== Listed entries ==
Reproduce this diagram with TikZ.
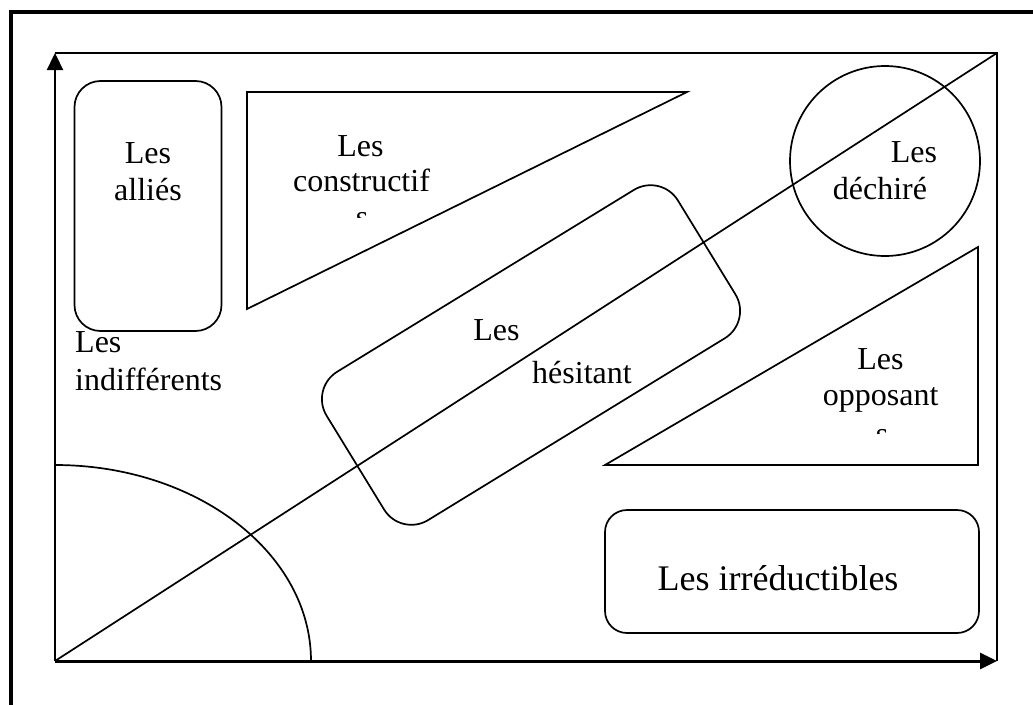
\documentclass[tikz,border=0pt]{standalone}
\usepackage{fontspec}
\setmainfont{Liberation Serif}
\usetikzlibrary{arrows.meta}
\begin{document}
\begin{tikzpicture}[x=1pt,y=-1pt,
  outline/.style={draw, line width=1.7pt},
  lbl/.style={anchor=base, inner sep=0pt, font=\fontsize{32}{37}\selectfont},
  lblw/.style={lbl, anchor=base west},
  axis/.style={line width=2.3pt},
  tip/.style={-{Triangle[length=17pt,width=16pt]}}
]
\useasboundingbox (0,0) rectangle (1033,704);
\clip (0,0) rectangle (1033,704);

% page frame
\draw[line width=4pt] (11,720) -- (11,12) -- (1050,12);

% axes and frame of the chart
\coordinate (O) at (55,661);
\coordinate (Ytop) at (55,53);
\coordinate (Xend) at (997,661);
\coordinate (TR) at (997,53);
\draw[axis] (Ytop) -- (TR) -- (Xend);
\draw[axis,tip] (O) -- (Ytop);
\draw[axis,line width=3pt,tip] (O) -- (Xend);
\draw[outline] (O) -- (TR);

% quarter ellipse at the origin
\draw[outline] (55,465) arc[start angle=-90, end angle=0, x radius=256, y radius=196];

% allies
\node[outline, rectangle, rounded corners=26pt, minimum width=147pt, minimum height=250pt, inner sep=0pt] (allies) at (148,206) {};
\node[lbl] (alliesA) at (148,163) {Les};
\node[lbl] (alliesB) at (148,200) {alliés};

% constructifs
\coordinate (c1) at (247,92);
\coordinate (c2) at (687,92);
\coordinate (c3) at (247,309);
\draw[outline] (c1) -- (c2) -- (c3) -- cycle;
\node[lbl] (consA) at (360.5,156) {Les};
\node[lbl] (consB) at (361.5,191) {constructif};
\begin{scope}
  \clip (320,200) rectangle (420,217.5);
  \node[lbl] (consC) at (362,227.5) {s};
\end{scope}

% dechires
\node[outline, circle, minimum size=190pt, inner sep=0pt] (dech) at (885,161) {};
\node[lbl] (dechA) at (914,162.7) {Les};
\node[lbl] (dechB) at (880,199) {déchiré};

% opposants
\coordinate (o1) at (978,247);
\coordinate (o2) at (978,465);
\coordinate (o3) at (605,465);
\draw[outline] (o1) -- (o2) -- (o3) -- cycle;
\node[lbl] (oppA) at (880.5,369) {Les};
\node[lbl] (oppB) at (880.7,405.7) {opposant};
\begin{scope}
  \clip (840,415) rectangle (930,433.5);
  \node[lbl] (oppC) at (882,444.5) {s};
\end{scope}

% hesitants
\node[outline, rectangle, rounded corners=32pt, minimum width=412pt, minimum height=174pt, inner sep=0pt, rotate=31.5] (hes) at (531,355) {};
\node[lbl] (hesA) at (496.5,340) {Les};
\node[lbl] (hesB) at (582,383) {hésitant};

% irreductibles
\node[outline, rectangle, rounded corners=22pt, minimum width=374pt, minimum height=123pt, inner sep=0pt] (irr) at (792,571.5) {};
\node[lbl, font=\fontsize{36}{41}\selectfont] (irrA) at (778,590) {Les irréductibles};

% indifferents
\node[lblw] (indA) at (75,352.5) {Les};
\node[lblw] (indB) at (75,390) {indifférents};
\end{tikzpicture}
\end{document}
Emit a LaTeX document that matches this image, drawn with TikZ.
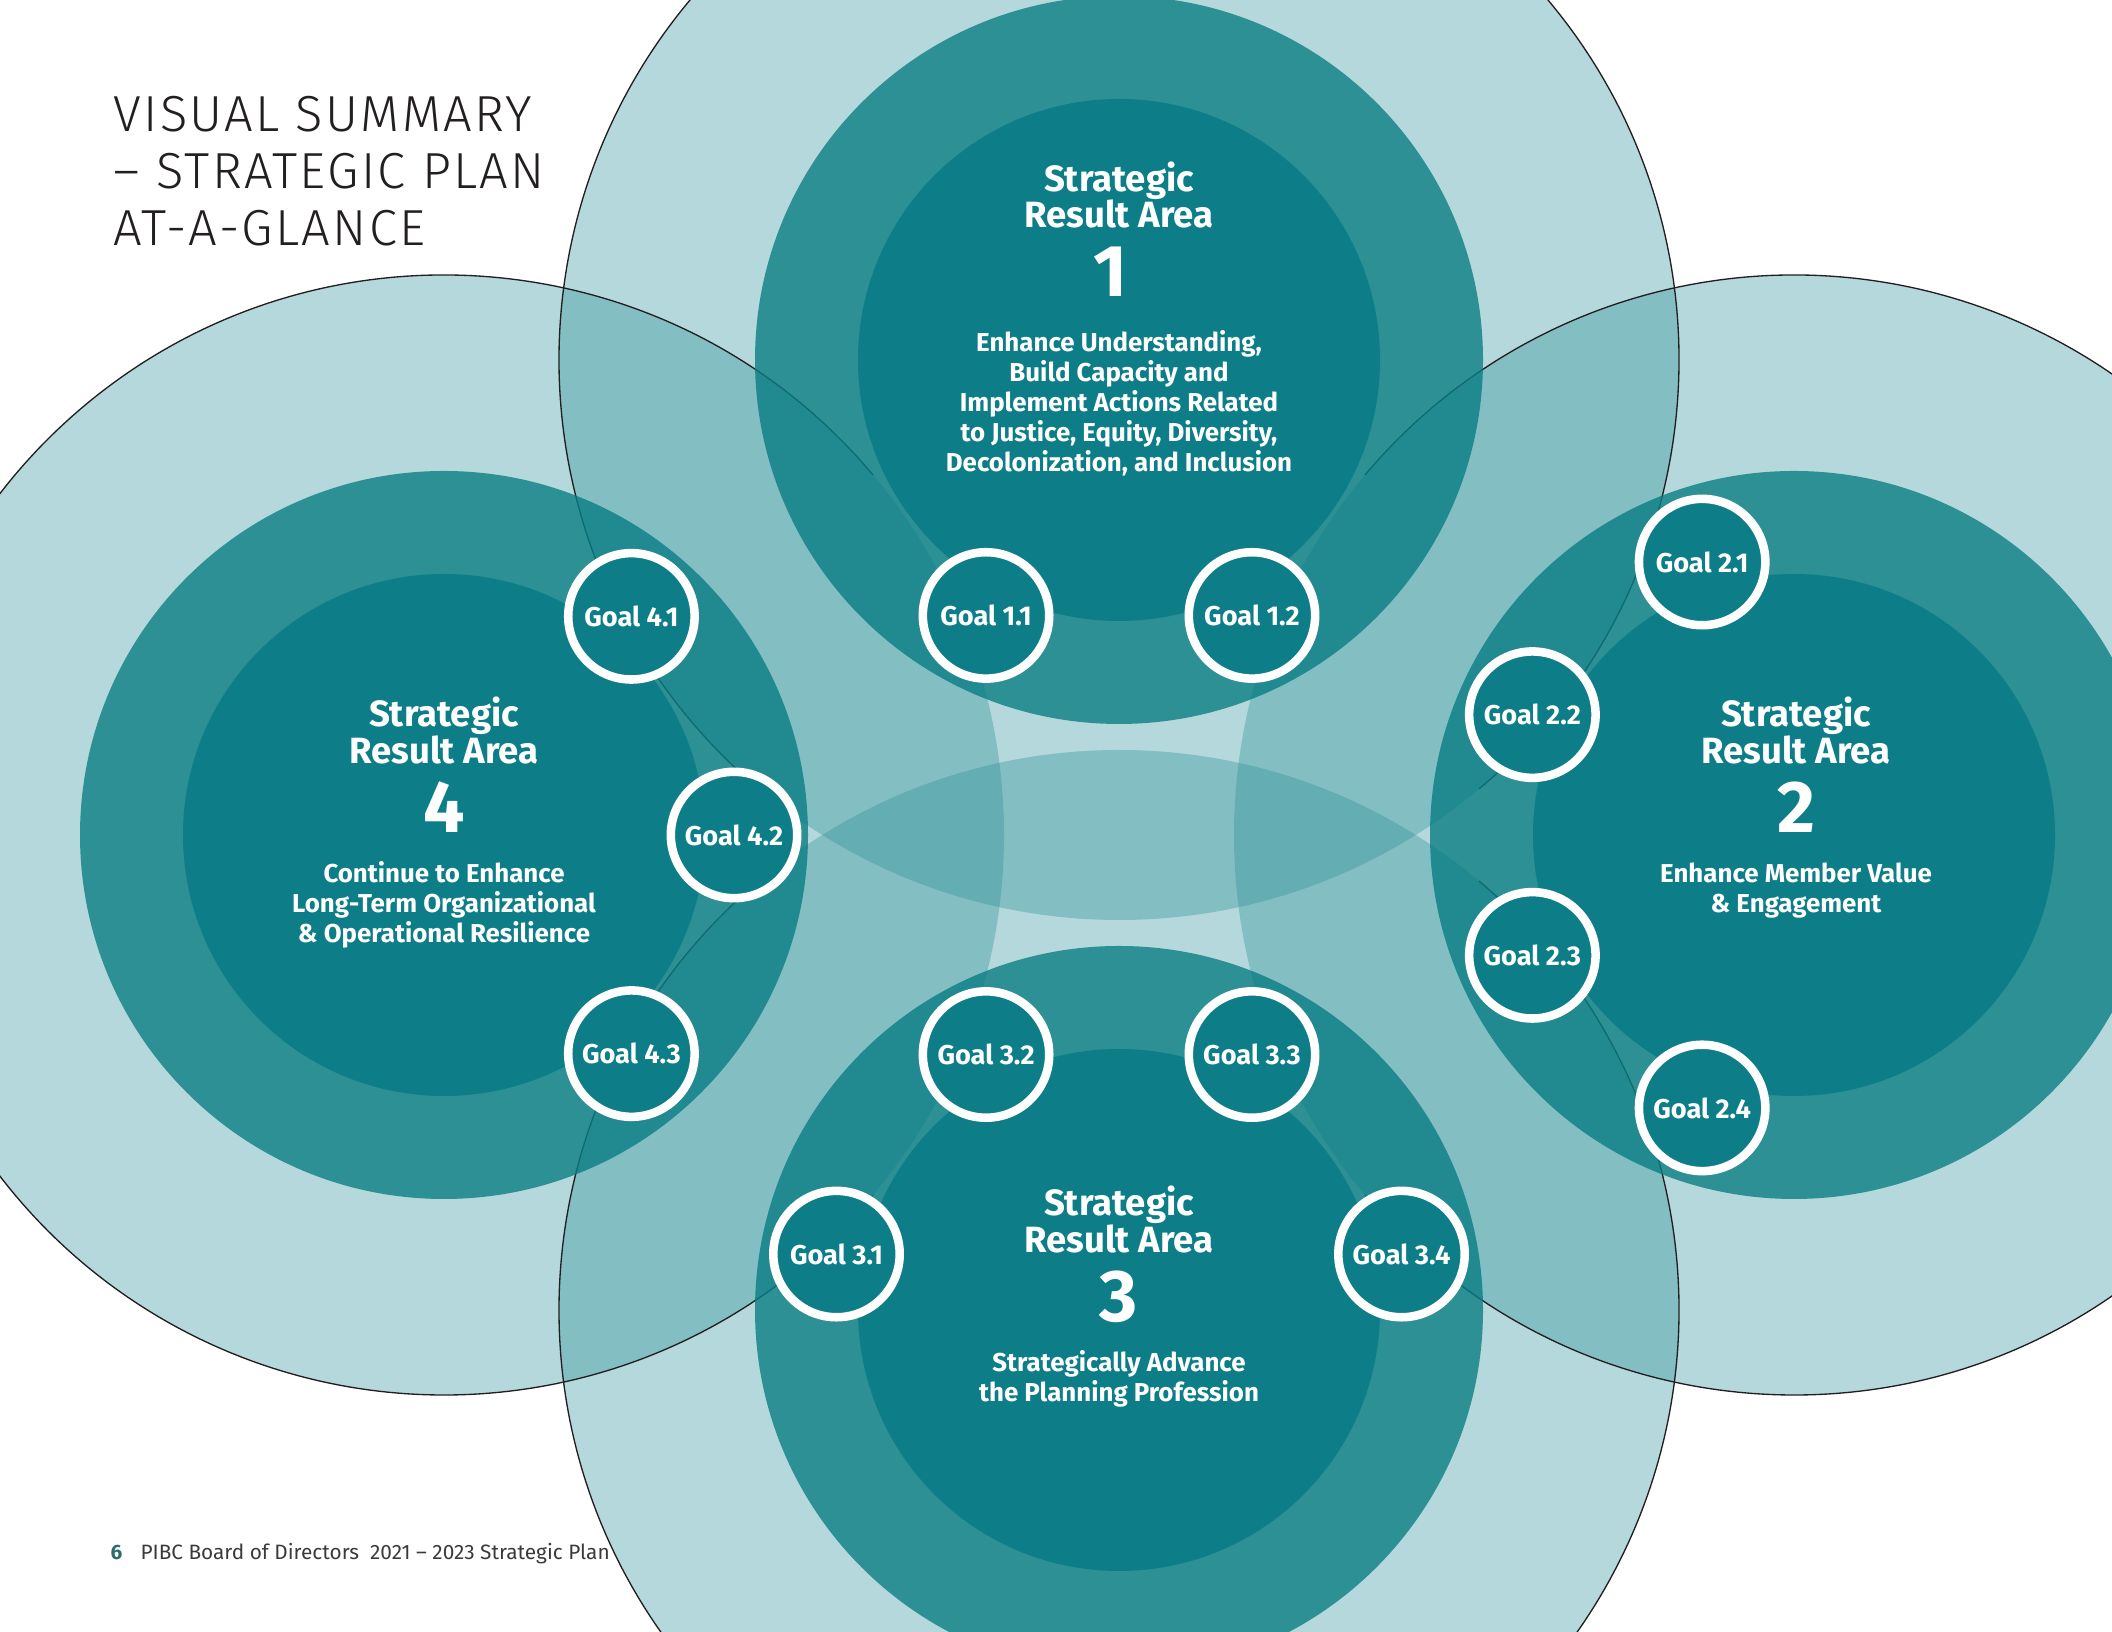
\documentclass[tikz,border=0pt]{standalone}
\usepackage{fontspec}
\setmainfont{Fira Sans}
\newfontfamily\titlefont{Fira Sans Light}[LetterSpace=4.5]
\usetikzlibrary{positioning}

\definecolor{ringcol}{RGB}{36,140,149}
\definecolor{midcol}{RGB}{9,126,132}
\definecolor{corecol}{RGB}{13,126,136}
\definecolor{inkcol}{RGB}{35,31,32}
\definecolor{footcol}{RGB}{58,58,58}
\definecolor{pagecol}{RGB}{47,108,112}

\tikzset{
	outer/.style={fill=ringcol, fill opacity=0.34},
	rim/.style={draw=inkcol, line width=0.5pt},
	mid/.style={fill=midcol, fill opacity=0.8},
	core/.style={fill=corecol},
	goal/.style={circle, draw=white, line width=3.2pt, fill=corecol, minimum size=47.4pt, inner sep=0pt, text=white, font=\bfseries\fontsize{10.2}{12}\selectfont},
	head/.style={anchor=base, inner sep=0pt, text=white, font=\bfseries\fontsize{13.7}{15}\selectfont},
	num/.style={anchor=base, inner sep=0pt, text=white, font=\bfseries\fontsize{27.5}{30}\selectfont},
	body/.style={anchor=base, inner sep=0pt, text=white, font=\bfseries\fontsize{9.7}{11}\selectfont},
	title/.style={anchor=base west, inner sep=0pt, text=inkcol, font=\titlefont\fontsize{19}{22}\selectfont},
}

\begin{document}
\begin{tikzpicture}[x=0.375pt, y=0.375pt]
		\useasboundingbox (0,0) rectangle (2112,1632);
		\clip (0,0) rectangle (2112,1632);
		% centres of the four result areas
		\coordinate (c1) at (1119,1272);
		\coordinate (c2) at (1794,797);
		\coordinate (c3) at (1119,322);
		\coordinate (c4) at (444,797);
		
		% pale outer rings
		\foreach \c in {c1,c2,c3,c4} \fill[outer] (\c) circle (560);
		% outlines, open towards the middle
		\draw[rim] ([shift={(310:560)}]c1) arc[start angle=310, end angle=590, radius=560];
		\draw[rim] ([shift={(220:560)}]c2) arc[start angle=220, end angle=500, radius=560];
		\draw[rim] ([shift={(130:560)}]c3) arc[start angle=130, end angle=410, radius=560];
		\draw[rim] ([shift={(40:560)}]c4) arc[start angle=40, end angle=320, radius=560];
		% middle ring and core
		\foreach \c in {c1,c2,c3,c4} {
			\fill[mid] (\c) circle (364);
			\fill[core] (\c) circle (261);
		}
		
		% goals
		\node[goal] (g11) at ([shift={(242.5:288)}]c1) {Goal 1.1};
		\node[goal] (g12) at ([shift={(297.5:288)}]c1) {Goal 1.2};
		\node[goal] (g21) at ([shift={(108.6:288)}]c2) {Goal 2.1};
		\node[goal] (g22) at ([shift={(155.3:288)}]c2) {Goal 2.2};
		\node[goal] (g23) at ([shift={(204.7:288)}]c2) {Goal 2.3};
		\node[goal] (g24) at ([shift={(251.4:288)}]c2) {Goal 2.4};
		\node[goal] (g31) at ([shift={(168.8:288)}]c3) {Goal 3.1};
		\node[goal] (g32) at ([shift={(117.5:288)}]c3) {Goal 3.2};
		\node[goal] (g33) at ([shift={(62.5:288)}]c3) {Goal 3.3};
		\node[goal] (g34) at ([shift={(11.2:288)}]c3) {Goal 3.4};
		\node[goal] (g41) at ([shift={(49.4:288)}]c4) {Goal 4.1};
		\node[goal] (g42) at ([shift={(0:290)}]c4) {Goal 4.2};
		\node[goal] (g43) at ([shift={(-49.4:288)}]c4) {Goal 4.3};
		
		% area 1
		\node[head] (h1a) at (1119,1440) {Strategic};
		\node[head] (h1b) at (1119,1404) {Result Area};
		\node[num] (n1) at (1110,1335) {1};
		\foreach \txt [count=\i] in {{Enhance Understanding,},{Build Capacity and},{Implement Actions Related},{to Justice, Equity, Diversity,},{Decolonization, and Inclusion}}
			\node[body] (d1\i) at (1119,1310-30*\i) {\txt};
		% area 2
		\node[head] (h2a) at (1796,905) {Strategic};
		\node[head] (h2b) at (1796,868) {Result Area};
		\node[num] (n2) at (1796,799) {2};
		\node[body] (d21) at (1796,749) {Enhance Member Value};
		\node[body] (d22) at (1796,719) {\& Engagement};
		% area 3
		\node[head] (h3a) at (1119,416) {Strategic};
		\node[head] (h3b) at (1119,379) {Result Area};
		\node[num] (n3) at (1119,310) {3};
		\node[body] (d31) at (1119,260) {Strategically Advance};
		\node[body] (d32) at (1119,230) {the Planning Profession};
		% area 4
		\node[head] (h4a) at (444,905) {Strategic};
		\node[head] (h4b) at (444,868) {Result Area};
		\node[num] (n4) at (444,799) {4};
		\foreach \txt [count=\i] in {{Continue to Enhance},{Long-Term Organizational},{\& Operational Resilience}}
			\node[body] (d4\i) at (444,779-30*\i) {\txt};
		
		% title and footer
		\node[title] (ttl1) at (113,1500) {VISUAL SUMMARY};
		\node[title] (ttl2) at (113,1443) {– STRATEGIC PLAN};
		\node[title] (ttl3) at (113,1386) {AT-A-GLANCE};
		\node[anchor=base west, inner sep=0pt, text=pagecol, font=\bfseries\fontsize{7.8}{9}\selectfont] (page) at (110,72) {6};
		\node[anchor=base west, inner sep=0pt, text=footcol, font=\fontsize{7.8}{9}\selectfont] (foot) at (140,72) {PIBC Board of Directors\ \ 2021 – 2023 Strategic Plan};
	\end{tikzpicture}
\end{document}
===
For the material above, give again only the lines starting at the line that contains "Emit a LaTeX" and ending at the line that contains "(c4) at (444,797);". Pictures do not belong in the copy.

◆ Worked solution:
Emit a LaTeX document that matches this image, drawn with TikZ.
\documentclass[tikz,border=0pt]{standalone}
\usepackage{fontspec}
\setmainfont{Fira Sans}
\newfontfamily\titlefont{Fira Sans Light}[LetterSpace=4.5]
\usetikzlibrary{positioning}

\definecolor{ringcol}{RGB}{36,140,149}
\definecolor{midcol}{RGB}{9,126,132}
\definecolor{corecol}{RGB}{13,126,136}
\definecolor{inkcol}{RGB}{35,31,32}
\definecolor{footcol}{RGB}{58,58,58}
\definecolor{pagecol}{RGB}{47,108,112}

\tikzset{
	outer/.style={fill=ringcol, fill opacity=0.34},
	rim/.style={draw=inkcol, line width=0.5pt},
	mid/.style={fill=midcol, fill opacity=0.8},
	core/.style={fill=corecol},
	goal/.style={circle, draw=white, line width=3.2pt, fill=corecol, minimum size=47.4pt, inner sep=0pt, text=white, font=\bfseries\fontsize{10.2}{12}\selectfont},
	head/.style={anchor=base, inner sep=0pt, text=white, font=\bfseries\fontsize{13.7}{15}\selectfont},
	num/.style={anchor=base, inner sep=0pt, text=white, font=\bfseries\fontsize{27.5}{30}\selectfont},
	body/.style={anchor=base, inner sep=0pt, text=white, font=\bfseries\fontsize{9.7}{11}\selectfont},
	title/.style={anchor=base west, inner sep=0pt, text=inkcol, font=\titlefont\fontsize{19}{22}\selectfont},
}

\begin{document}
\begin{tikzpicture}[x=0.375pt, y=0.375pt]
		\useasboundingbox (0,0) rectangle (2112,1632);
		\clip (0,0) rectangle (2112,1632);
		% centres of the four result areas
		\coordinate (c1) at (1119,1272);
		\coordinate (c2) at (1794,797);
		\coordinate (c3) at (1119,322);
		\coordinate (c4) at (444,797);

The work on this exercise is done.